Verstärkung des Jugendschutzes
Dieses vom Fidesz-Fraktionsvorsitzenden Máté Kocsis eingebrachte Gesetz „zur Verstärkung der Maßnahmen gegen pädophile Straftäter und zur Änderung bestimmter Gesetze zum Schutz von Kindern“ zielt insbesondere auf die Einrichtung eines „durchsuchbaren nationalen Registers von Personen, die Sexualstraftaten gegen Kinder begangen haben“ ab, mit dem verhindert werden soll, „dass sich Pädophile erneut Kindern nähern“ und somit Rückfälle verhindern. Wie Herr Kocsis erklärte, ist die Stoßrichtung des Gesetzes, dass
„die Kinder geschützt und [dass] die Straftäter härter bestraft werden müssen“: „Es gibt keine Entschuldigung für pädophile Handlungen. Sie müssen mit den härtesten Strafen geahndet werden, egal wie sie begangen werden.“
Verbot von an Kinder gerichteter homosexueller Propaganda
Das Gesetz, das Fidesz heute hat verabschieden lassen, sieht härtere Strafen für Handlungen
- die an Kindern unter zwölf Jahren,
- von Amtsträgern,
- mit Belästigung und/oder Gewalt, bzw.
- von Wiederholungstätern begangen werden.

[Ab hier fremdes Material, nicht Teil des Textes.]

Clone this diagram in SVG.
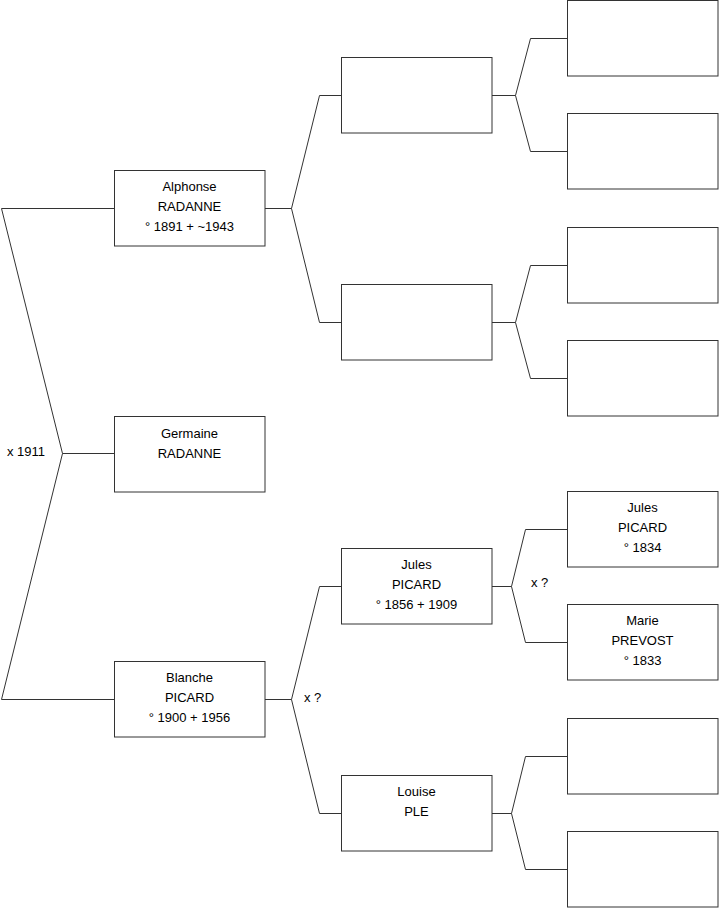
<svg xmlns="http://www.w3.org/2000/svg" width="719" height="908" viewBox="0 0 719 908">
<style>
.box{fill:#fff;stroke:#333;stroke-width:1}
.ln{fill:none;stroke:#333;stroke-width:1}
text{font-family:"Liberation Sans",Arial,sans-serif;font-size:13px;fill:#000}
.c{text-anchor:middle}
</style>
<rect width="719" height="908" fill="#fff"/>
<g id="connectors">
<polyline class="ln" points="114,208.5 1.5,208.5 62.5,453.5 1.5,699.5 114,699.5"/>
<line class="ln" x1="62.5" y1="453.5" x2="114" y2="453.5"/>
<polyline class="ln" points="341,95.5 319.5,95.5 291.5,208.5 319.5,322.5 341,322.5"/>
<line class="ln" x1="265" y1="208.5" x2="291.5" y2="208.5"/>
<polyline class="ln" points="341,586.5 319.5,586.5 291.5,699.5 319.5,813.5 341,813.5"/>
<line class="ln" x1="265" y1="699.5" x2="291.5" y2="699.5"/>
<polyline class="ln" points="567,38.5 530.5,38.5 515.5,95.5 530.5,151.5 567,151.5"/>
<line class="ln" x1="492" y1="95.5" x2="515.5" y2="95.5"/>
<polyline class="ln" points="567,265.5 530.5,265.5 515.5,322.5 530.5,378.5 567,378.5"/>
<line class="ln" x1="492" y1="322.5" x2="515.5" y2="322.5"/>
<polyline class="ln" points="567,529.5 525.5,529.5 511.5,586.5 525.5,642.5 567,642.5"/>
<line class="ln" x1="492" y1="586.5" x2="511.5" y2="586.5"/>
<polyline class="ln" points="567,756.5 525.5,756.5 511.5,813.5 525.5,869.5 567,869.5"/>
<line class="ln" x1="492" y1="813.5" x2="511.5" y2="813.5"/>
<text x="7" y="456">x 1911</text>
<text x="304" y="702">x ?</text>
<text x="531" y="587">x ?</text>
</g>
<g id="alphonse"><rect class="box" x="114.5" y="170.5" width="150.5" height="75.5"/>
<text class="c" x="189.5" y="191">Alphonse</text><text class="c" x="189.5" y="211">RADANNE</text><text class="c" x="189.5" y="231">° 1891 + ~1943</text></g>
<g id="germaine"><rect class="box" x="114.5" y="416.5" width="150.5" height="75.5"/>
<text class="c" x="189.5" y="438">Germaine</text><text class="c" x="189.5" y="458">RADANNE</text></g>
<g id="blanche"><rect class="box" x="114.5" y="661.5" width="150.5" height="75.5"/>
<text class="c" x="189.5" y="682">Blanche</text><text class="c" x="189.5" y="702">PICARD</text><text class="c" x="189.5" y="722">° 1900 + 1956</text></g>
<g id="g2a"><rect class="box" x="341.5" y="57.5" width="150.5" height="75.5"/></g>
<g id="g2b"><rect class="box" x="341.5" y="284.5" width="150.5" height="75.5"/></g>
<g id="jules2"><rect class="box" x="341.5" y="548.5" width="150.5" height="75.5"/>
<text class="c" x="416.5" y="569">Jules</text><text class="c" x="416.5" y="589">PICARD</text><text class="c" x="416.5" y="609">° 1856 + 1909</text></g>
<g id="louise"><rect class="box" x="341.5" y="775.5" width="150.5" height="75.5"/>
<text class="c" x="416.5" y="796">Louise</text><text class="c" x="416.5" y="816">PLE</text></g>
<g id="g3a"><rect class="box" x="567.5" y="0.5" width="150.5" height="75.5"/></g>
<g id="g3b"><rect class="box" x="567.5" y="113.5" width="150.5" height="75.5"/></g>
<g id="g3c"><rect class="box" x="567.5" y="227.5" width="150.5" height="75.5"/></g>
<g id="g3d"><rect class="box" x="567.5" y="340.5" width="150.5" height="75.5"/></g>
<g id="jules3"><rect class="box" x="567.5" y="491.5" width="150.5" height="75.5"/>
<text class="c" x="642.5" y="512">Jules</text><text class="c" x="642.5" y="532">PICARD</text><text class="c" x="642.5" y="552">° 1834</text></g>
<g id="marie"><rect class="box" x="567.5" y="604.5" width="150.5" height="75.5"/>
<text class="c" x="642.5" y="625">Marie</text><text class="c" x="642.5" y="645">PREVOST</text><text class="c" x="642.5" y="665">° 1833</text></g>
<g id="g3g"><rect class="box" x="567.5" y="718.5" width="150.5" height="75.5"/></g>
<g id="g3h"><rect class="box" x="567.5" y="831.5" width="150.5" height="75.5"/></g>
</svg>
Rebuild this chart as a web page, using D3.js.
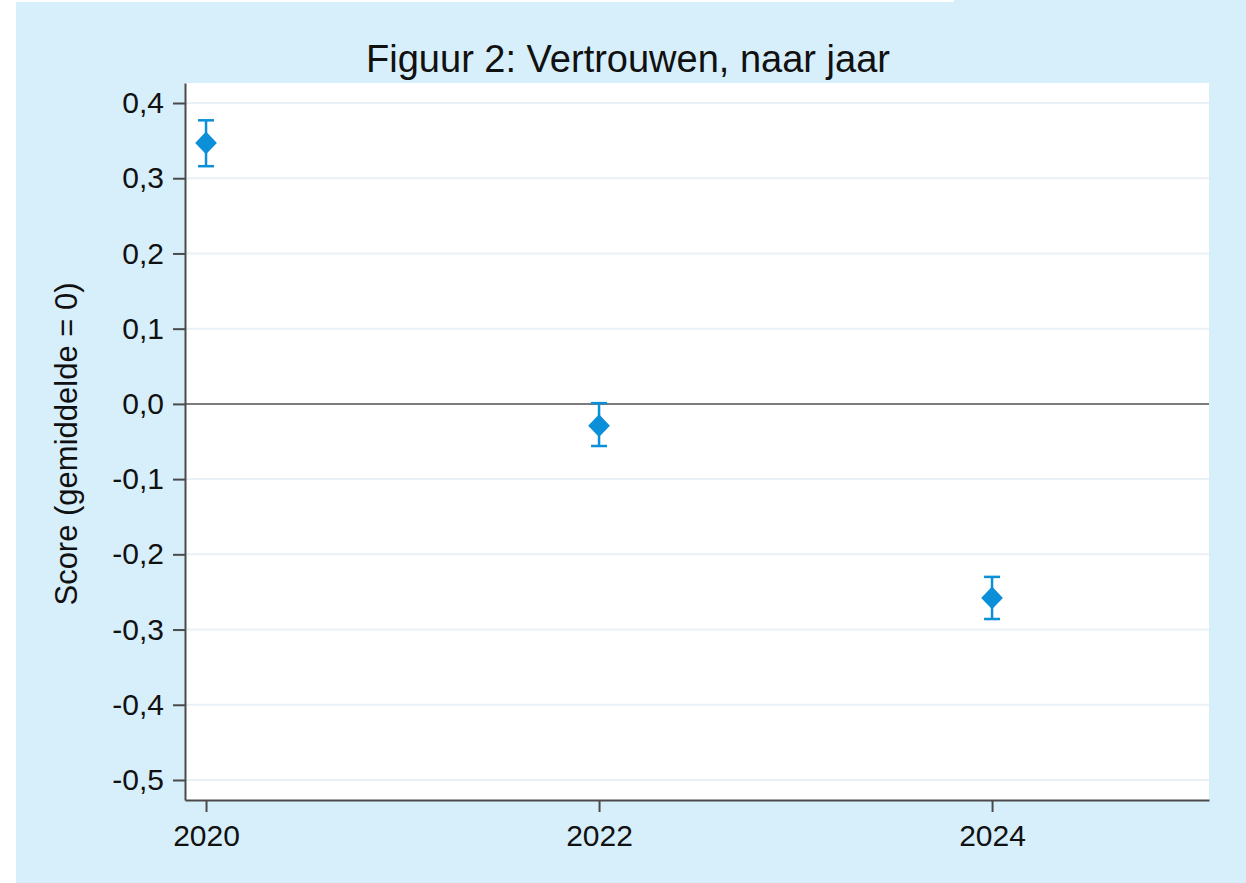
<!DOCTYPE html>
<html lang="nl">
<head>
<meta charset="UTF-8">
<script src="https://d3js.org/d3.v7.min.js"></script>
<style>
  body { margin: 0; background: #ffffff; }
  svg { display: block; font-family: Arial, "Liberation Sans", sans-serif; }
  .grid line { stroke: #e8f1f6; stroke-width: 2px; }
  .axis path, .axis line { stroke: #4a4a4a; stroke-width: 2px; }
  .axis text { fill: #111; font-size: 30px; }
</style>
</head>
<body>
<script>
  const years = [2020, 2022, 2024];
  const scores = [0.347, -0.029, -0.258];
  const ciLow = [0.316, -0.056, -0.286];
  const ciHigh = [0.377, 0.001, -0.230];
  const yTicks = [0.4, 0.3, 0.2, 0.1, 0.0, -0.1, -0.2, -0.3, -0.4, -0.5];

  const width = 1246, height = 883;
  const plot = { left: 185, right: 1209, top: 83, bottom: 800 };

  const svg = d3.select('body').append('svg')
      .attr('width', width)
      .attr('height', height);

  // outer background
  svg.append('rect').attr('x', 16).attr('y', 0).attr('width', width - 16).attr('height', height)
      .attr('fill', '#d7effb');
  svg.append('rect').attr('x', 16).attr('y', 0).attr('width', 938).attr('height', 2)
      .attr('fill', '#ffffff');

  const x = d3.scaleLinear().domain([2019.893, 2025.104]).range([plot.left, plot.right]);
  const y = d3.scaleLinear().domain([-0.5266, 0.4266]).range([plot.bottom, plot.top]);

  svg.append('rect')
      .attr('x', plot.left).attr('y', plot.top)
      .attr('width', plot.right - plot.left).attr('height', plot.bottom - plot.top)
      .attr('fill', '#ffffff');

  svg.append('g').attr('class', 'grid')
    .selectAll('line').data(yTicks).enter().append('line')
      .attr('x1', plot.left).attr('x2', plot.right)
      .attr('y1', d => y(d)).attr('y2', d => y(d));

  // zero reference line
  svg.append('line')
      .attr('x1', plot.left).attr('x2', plot.right)
      .attr('y1', y(0)).attr('y2', y(0))
      .attr('stroke', '#7b7b7b').attr('stroke-width', 2);

  const fmt = d => d3.format('.1f')(d).replace('.', ',').replace('−', '-');

  svg.append('g').attr('class', 'axis')
      .attr('transform', `translate(${plot.left},0)`)
      .call(d3.axisLeft(y).tickValues(yTicks).tickFormat(fmt).tickSize(12).tickPadding(9).tickSizeOuter(0))
      .call(g => g.selectAll('text').text(fmt));

  svg.append('g').attr('class', 'axis')
      .attr('transform', `translate(0,${plot.bottom})`)
      .call(d3.axisBottom(x).tickValues(years).tickFormat(d3.format('d')).tickSize(12).tickPadding(13).tickSizeOuter(0));

  const color = '#0a8fd8';
  const pts = years.map((yr, i) => ({ yr, s: scores[i], lo: ciLow[i], hi: ciHigh[i] }));

  const eb = svg.append('g').attr('stroke', color).attr('stroke-width', 2.5).attr('fill', 'none');
  eb.selectAll('.v').data(pts).enter().append('line')
      .attr('x1', d => x(d.yr)).attr('x2', d => x(d.yr))
      .attr('y1', d => y(d.lo)).attr('y2', d => y(d.hi));
  eb.selectAll('.ct').data(pts).enter().append('line')
      .attr('x1', d => x(d.yr) - 8).attr('x2', d => x(d.yr) + 8)
      .attr('y1', d => y(d.hi)).attr('y2', d => y(d.hi));
  eb.selectAll('.cb').data(pts).enter().append('line')
      .attr('x1', d => x(d.yr) - 8).attr('x2', d => x(d.yr) + 8)
      .attr('y1', d => y(d.lo)).attr('y2', d => y(d.lo));

  svg.append('g').selectAll('path').data(pts).enter().append('path')
      .attr('d', d3.symbol().type(d3.symbolDiamond2).size(300))
      .attr('transform', d => `translate(${x(d.yr)},${y(d.s)}) scale(1,1.05)`)
      .attr('fill', color);

  svg.append('text')
      .attr('x', 628).attr('y', 72)
      .attr('text-anchor', 'middle')
      .attr('font-size', 38)
      .attr('fill', '#111')
      .text('Figuur 2: Vertrouwen, naar jaar');

  svg.append('text')
      .attr('transform', `translate(77,444) rotate(-90)`)
      .attr('text-anchor', 'middle')
      .attr('font-size', 31)
      .attr('fill', '#111')
      .text('Score (gemiddelde = 0)');
</script>
</body>
</html>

Ebenso werden Personen, die wegen Pädophilie verurteilt wurden, nunmehr von allen Berufen oder Tätigkeiten ausgeschlossen, die in irgendeiner Weise mit Sport, Unterhaltung oder Freizeitaktivitäten für Kinder zu tun haben.
Was aber den Boykott der Opposition und die Mobilisierung von LGBT-Aktivisten ausgelöst hat, ist, dass dieses Gesetz zum Schutz von Minderjährigen auch darauf abzielt, an Kinder gerichtete homosexuelle Propaganda zu verbieten und zu unterdrücken. So wird die Förderung und Darstellung – auch indirekt durch Werbung – von Homosexualität oder „Geschlechtsumwandlungs“-Praktiken an Minderjährige verboten. Folglich wird jegliche LGBT-Propaganda vollständig aus den Schulen ausgeschlossen.